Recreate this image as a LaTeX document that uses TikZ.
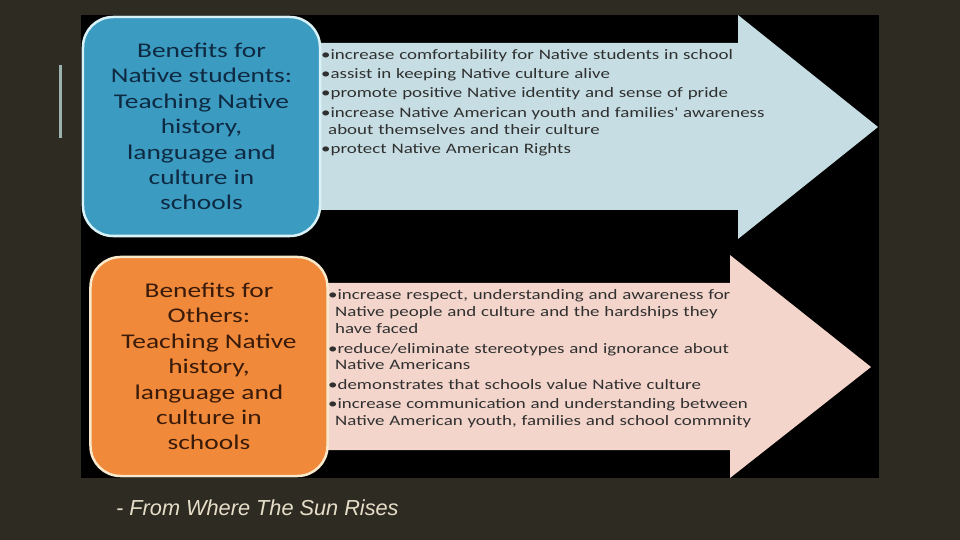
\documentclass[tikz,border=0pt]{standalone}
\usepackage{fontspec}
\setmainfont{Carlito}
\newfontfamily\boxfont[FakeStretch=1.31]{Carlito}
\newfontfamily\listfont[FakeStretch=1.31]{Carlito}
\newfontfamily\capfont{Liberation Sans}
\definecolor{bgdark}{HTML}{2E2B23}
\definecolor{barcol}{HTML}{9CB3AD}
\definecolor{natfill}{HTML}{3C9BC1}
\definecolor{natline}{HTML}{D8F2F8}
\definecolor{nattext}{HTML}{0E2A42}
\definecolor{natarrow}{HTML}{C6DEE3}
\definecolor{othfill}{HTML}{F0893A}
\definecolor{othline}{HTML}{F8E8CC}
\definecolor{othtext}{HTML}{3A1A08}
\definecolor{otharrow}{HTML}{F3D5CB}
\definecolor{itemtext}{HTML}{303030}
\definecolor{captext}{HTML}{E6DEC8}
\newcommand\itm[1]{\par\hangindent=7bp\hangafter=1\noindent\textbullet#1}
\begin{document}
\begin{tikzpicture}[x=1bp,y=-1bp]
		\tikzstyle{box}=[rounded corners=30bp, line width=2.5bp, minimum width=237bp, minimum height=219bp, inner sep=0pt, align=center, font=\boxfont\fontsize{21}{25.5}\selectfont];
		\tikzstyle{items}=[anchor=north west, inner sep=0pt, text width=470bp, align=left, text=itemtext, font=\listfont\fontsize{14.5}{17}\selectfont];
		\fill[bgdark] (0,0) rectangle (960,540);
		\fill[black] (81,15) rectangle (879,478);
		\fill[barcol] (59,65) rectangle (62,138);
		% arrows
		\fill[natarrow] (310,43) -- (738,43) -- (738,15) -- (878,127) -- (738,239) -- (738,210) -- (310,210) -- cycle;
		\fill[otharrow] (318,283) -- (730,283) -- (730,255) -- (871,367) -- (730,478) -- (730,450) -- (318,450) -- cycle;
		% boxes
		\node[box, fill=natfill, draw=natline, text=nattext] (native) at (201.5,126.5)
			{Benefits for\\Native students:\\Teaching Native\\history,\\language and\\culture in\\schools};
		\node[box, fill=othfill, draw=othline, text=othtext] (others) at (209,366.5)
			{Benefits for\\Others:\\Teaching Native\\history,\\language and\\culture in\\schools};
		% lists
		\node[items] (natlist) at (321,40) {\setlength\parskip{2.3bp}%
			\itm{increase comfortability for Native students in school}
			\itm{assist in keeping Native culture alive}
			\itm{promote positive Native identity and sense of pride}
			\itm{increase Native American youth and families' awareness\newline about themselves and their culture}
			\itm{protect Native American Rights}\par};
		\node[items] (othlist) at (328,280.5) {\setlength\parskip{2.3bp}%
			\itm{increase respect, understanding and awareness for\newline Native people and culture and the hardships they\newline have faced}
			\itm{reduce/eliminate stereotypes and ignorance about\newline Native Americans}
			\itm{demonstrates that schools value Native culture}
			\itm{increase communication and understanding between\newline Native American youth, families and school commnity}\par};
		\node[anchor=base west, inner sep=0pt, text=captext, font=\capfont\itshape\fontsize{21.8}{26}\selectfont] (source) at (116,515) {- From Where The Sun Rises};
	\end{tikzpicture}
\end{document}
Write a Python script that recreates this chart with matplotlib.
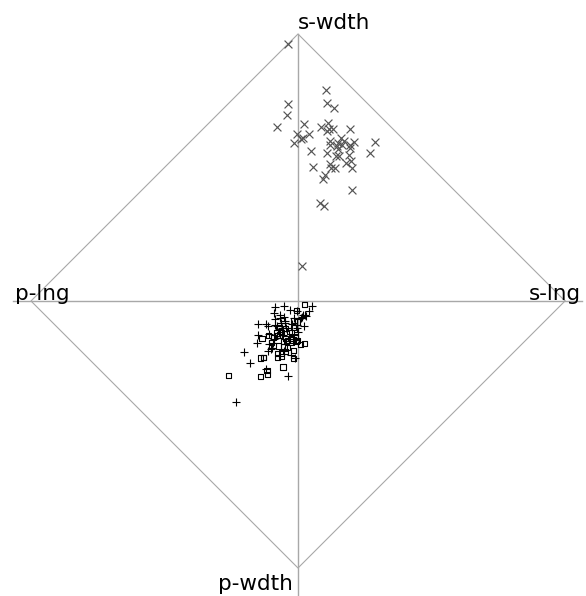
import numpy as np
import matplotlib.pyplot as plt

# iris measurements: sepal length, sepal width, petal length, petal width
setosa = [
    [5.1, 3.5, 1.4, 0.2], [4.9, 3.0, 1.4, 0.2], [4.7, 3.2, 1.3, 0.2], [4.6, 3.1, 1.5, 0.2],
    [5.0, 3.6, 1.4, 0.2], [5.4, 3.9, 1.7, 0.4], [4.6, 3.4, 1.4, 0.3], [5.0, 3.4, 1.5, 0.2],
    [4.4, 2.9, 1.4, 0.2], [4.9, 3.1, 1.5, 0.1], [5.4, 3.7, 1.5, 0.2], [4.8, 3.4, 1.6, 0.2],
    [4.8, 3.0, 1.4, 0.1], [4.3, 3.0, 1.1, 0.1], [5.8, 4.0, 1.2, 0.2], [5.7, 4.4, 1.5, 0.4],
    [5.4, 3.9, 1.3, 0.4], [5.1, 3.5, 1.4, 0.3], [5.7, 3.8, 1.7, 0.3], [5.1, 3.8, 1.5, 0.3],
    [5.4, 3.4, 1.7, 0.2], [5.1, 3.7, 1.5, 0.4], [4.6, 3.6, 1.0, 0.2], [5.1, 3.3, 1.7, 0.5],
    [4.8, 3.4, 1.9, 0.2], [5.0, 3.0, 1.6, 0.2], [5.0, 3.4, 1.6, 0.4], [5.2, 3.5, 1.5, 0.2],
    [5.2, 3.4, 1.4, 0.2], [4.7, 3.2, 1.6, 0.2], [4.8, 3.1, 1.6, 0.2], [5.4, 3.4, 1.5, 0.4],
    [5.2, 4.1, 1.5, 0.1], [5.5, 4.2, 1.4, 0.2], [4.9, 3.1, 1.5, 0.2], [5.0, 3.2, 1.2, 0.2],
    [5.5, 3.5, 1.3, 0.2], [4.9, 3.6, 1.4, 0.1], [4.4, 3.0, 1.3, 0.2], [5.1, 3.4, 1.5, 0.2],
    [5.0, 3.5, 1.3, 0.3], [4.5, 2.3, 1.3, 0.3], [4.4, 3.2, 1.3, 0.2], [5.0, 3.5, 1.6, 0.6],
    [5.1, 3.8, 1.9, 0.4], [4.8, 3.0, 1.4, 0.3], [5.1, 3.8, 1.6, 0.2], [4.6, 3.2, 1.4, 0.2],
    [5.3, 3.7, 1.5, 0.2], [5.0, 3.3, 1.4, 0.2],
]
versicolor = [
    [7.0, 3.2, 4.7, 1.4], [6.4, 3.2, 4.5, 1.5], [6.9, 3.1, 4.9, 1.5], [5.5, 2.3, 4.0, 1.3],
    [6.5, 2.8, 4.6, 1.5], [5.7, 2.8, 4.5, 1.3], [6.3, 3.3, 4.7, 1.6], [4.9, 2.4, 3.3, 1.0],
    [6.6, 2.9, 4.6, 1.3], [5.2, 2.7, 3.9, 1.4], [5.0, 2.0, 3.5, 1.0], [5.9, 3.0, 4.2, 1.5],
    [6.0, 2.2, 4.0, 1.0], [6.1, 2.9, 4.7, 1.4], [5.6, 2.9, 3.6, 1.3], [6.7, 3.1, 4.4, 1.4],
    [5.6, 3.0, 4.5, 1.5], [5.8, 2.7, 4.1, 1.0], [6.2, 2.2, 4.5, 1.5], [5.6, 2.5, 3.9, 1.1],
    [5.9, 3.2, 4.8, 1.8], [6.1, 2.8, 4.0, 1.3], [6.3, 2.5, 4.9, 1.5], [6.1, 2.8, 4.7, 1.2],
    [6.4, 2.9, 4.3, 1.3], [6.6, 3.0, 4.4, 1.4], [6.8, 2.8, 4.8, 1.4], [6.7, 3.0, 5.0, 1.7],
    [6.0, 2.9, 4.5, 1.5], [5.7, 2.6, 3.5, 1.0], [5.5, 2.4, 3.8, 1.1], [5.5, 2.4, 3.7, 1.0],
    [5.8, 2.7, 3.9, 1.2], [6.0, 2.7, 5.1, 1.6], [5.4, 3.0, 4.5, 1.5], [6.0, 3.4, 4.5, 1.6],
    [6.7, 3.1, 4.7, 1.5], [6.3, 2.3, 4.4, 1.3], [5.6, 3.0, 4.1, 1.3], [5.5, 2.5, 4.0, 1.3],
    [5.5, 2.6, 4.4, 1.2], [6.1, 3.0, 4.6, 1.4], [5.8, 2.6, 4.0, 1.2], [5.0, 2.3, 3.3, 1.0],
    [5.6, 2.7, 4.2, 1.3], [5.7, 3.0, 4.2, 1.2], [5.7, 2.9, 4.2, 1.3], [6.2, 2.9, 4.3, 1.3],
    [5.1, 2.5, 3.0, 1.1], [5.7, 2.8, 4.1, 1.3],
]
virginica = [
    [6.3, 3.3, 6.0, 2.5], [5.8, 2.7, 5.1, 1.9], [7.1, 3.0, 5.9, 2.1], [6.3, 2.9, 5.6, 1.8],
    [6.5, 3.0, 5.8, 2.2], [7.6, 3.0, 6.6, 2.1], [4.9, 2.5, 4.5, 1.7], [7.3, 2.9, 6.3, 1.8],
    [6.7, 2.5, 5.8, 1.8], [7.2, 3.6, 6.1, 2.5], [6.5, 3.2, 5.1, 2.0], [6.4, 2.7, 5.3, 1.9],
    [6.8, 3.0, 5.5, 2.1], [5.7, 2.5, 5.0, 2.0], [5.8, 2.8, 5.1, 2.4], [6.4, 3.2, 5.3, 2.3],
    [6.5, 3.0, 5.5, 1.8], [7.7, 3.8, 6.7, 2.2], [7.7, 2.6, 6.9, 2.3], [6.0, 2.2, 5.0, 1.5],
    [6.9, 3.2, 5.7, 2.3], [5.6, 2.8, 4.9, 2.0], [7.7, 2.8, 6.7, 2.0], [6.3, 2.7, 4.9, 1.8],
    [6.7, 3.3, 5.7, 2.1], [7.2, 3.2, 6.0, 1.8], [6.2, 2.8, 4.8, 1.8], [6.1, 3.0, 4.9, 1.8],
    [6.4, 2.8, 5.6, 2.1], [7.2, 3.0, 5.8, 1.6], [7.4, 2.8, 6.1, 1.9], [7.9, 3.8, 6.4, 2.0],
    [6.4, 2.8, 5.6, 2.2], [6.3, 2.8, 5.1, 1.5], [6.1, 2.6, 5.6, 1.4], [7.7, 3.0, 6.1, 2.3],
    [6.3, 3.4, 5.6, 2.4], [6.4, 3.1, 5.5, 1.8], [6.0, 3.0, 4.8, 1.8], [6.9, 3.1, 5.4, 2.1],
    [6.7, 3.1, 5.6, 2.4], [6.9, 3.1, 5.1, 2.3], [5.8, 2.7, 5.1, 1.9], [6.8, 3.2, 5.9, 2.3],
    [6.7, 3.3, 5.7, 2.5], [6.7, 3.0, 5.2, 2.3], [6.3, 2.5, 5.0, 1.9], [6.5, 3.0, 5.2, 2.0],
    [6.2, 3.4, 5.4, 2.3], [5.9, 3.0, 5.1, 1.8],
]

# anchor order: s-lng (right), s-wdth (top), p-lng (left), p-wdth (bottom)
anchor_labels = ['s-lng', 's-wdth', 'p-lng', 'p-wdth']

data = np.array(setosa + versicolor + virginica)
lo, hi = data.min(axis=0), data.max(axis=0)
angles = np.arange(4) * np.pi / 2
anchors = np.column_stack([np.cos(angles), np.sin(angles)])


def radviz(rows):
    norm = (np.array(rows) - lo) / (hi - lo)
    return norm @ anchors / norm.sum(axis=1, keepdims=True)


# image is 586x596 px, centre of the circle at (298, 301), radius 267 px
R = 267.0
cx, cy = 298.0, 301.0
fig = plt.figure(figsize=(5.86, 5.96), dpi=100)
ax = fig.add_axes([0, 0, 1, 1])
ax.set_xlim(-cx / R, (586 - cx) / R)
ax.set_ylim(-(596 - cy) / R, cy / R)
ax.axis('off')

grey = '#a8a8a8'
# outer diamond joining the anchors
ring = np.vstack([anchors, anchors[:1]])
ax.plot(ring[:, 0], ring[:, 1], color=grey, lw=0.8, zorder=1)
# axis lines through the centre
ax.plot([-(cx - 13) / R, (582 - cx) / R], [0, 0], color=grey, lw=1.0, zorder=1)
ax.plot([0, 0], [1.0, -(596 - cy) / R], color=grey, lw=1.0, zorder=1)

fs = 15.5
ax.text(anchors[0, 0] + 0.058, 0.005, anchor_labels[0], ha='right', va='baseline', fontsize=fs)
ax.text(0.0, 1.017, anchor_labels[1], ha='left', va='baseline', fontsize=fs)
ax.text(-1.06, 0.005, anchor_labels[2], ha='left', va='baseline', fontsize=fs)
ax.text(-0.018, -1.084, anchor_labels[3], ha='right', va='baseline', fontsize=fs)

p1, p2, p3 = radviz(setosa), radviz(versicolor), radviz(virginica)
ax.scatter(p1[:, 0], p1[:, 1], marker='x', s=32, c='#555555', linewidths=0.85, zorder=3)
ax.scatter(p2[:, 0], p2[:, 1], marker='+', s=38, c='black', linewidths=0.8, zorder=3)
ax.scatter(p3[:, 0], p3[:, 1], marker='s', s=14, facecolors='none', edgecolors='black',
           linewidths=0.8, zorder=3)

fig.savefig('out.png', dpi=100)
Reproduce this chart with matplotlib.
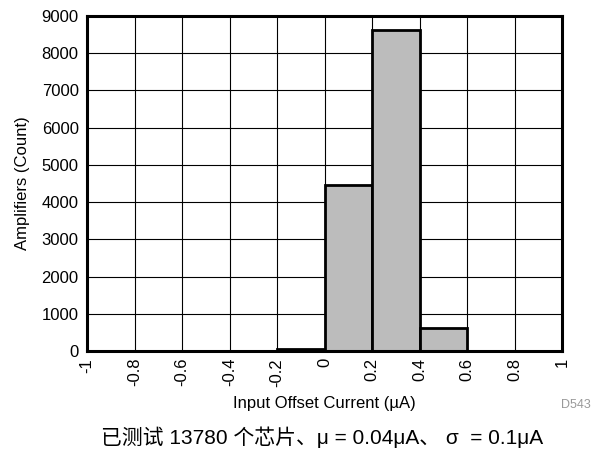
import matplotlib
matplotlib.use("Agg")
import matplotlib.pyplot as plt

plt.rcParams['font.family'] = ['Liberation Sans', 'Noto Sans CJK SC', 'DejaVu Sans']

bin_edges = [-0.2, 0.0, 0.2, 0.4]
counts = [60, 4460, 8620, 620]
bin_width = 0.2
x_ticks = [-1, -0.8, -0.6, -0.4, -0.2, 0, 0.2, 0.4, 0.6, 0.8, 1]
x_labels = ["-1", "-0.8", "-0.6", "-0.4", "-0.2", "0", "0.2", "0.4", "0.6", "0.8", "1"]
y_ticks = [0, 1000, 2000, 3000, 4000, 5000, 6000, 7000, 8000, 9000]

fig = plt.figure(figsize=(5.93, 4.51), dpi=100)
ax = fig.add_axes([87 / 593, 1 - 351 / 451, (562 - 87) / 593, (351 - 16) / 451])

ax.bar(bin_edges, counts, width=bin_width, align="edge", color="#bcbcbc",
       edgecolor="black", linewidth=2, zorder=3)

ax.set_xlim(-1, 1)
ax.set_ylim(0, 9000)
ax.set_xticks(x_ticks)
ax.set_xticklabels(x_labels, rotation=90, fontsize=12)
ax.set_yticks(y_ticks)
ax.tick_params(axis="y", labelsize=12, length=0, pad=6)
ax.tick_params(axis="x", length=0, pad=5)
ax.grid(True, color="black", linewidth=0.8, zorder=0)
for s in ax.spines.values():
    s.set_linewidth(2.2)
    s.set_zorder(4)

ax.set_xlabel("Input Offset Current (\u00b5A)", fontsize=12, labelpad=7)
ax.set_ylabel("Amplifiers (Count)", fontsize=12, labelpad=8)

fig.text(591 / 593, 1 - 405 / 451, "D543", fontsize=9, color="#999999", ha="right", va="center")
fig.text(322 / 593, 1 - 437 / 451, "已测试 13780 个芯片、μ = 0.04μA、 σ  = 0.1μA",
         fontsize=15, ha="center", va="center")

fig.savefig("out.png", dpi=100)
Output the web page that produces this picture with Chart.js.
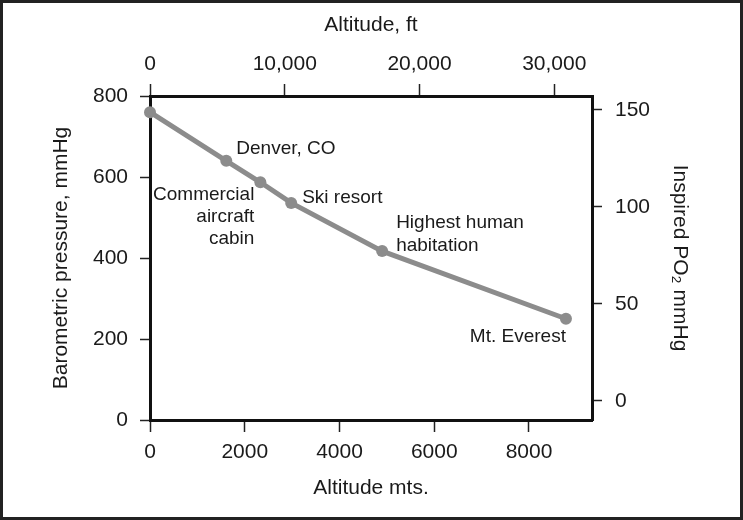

★ ★ ★

■ The problem
Above are records; repeat only the lines from the line with "Reproduce this chart with matplotlib." through the line with "ax = fig.add_axes([87", and leave pictures out.

■ Output for this task
Reproduce this chart with matplotlib.
import matplotlib
matplotlib.use("Agg")
import matplotlib.pyplot as plt

plt.rcParams['font.family'] = ['Liberation Sans', 'Noto Sans CJK SC', 'DejaVu Sans']

bin_edges = [-0.2, 0.0, 0.2, 0.4]
counts = [60, 4460, 8620, 620]
bin_width = 0.2
x_ticks = [-1, -0.8, -0.6, -0.4, -0.2, 0, 0.2, 0.4, 0.6, 0.8, 1]
x_labels = ["-1", "-0.8", "-0.6", "-0.4", "-0.2", "0", "0.2", "0.4", "0.6", "0.8", "1"]
y_ticks = [0, 1000, 2000, 3000, 4000, 5000, 6000, 7000, 8000, 9000]

fig = plt.figure(figsize=(5.93, 4.51), dpi=100)
ax = fig.add_axes([87 / 593, 1 - 351 / 451, (562 - 87) / 593, (351 - 16) / 451])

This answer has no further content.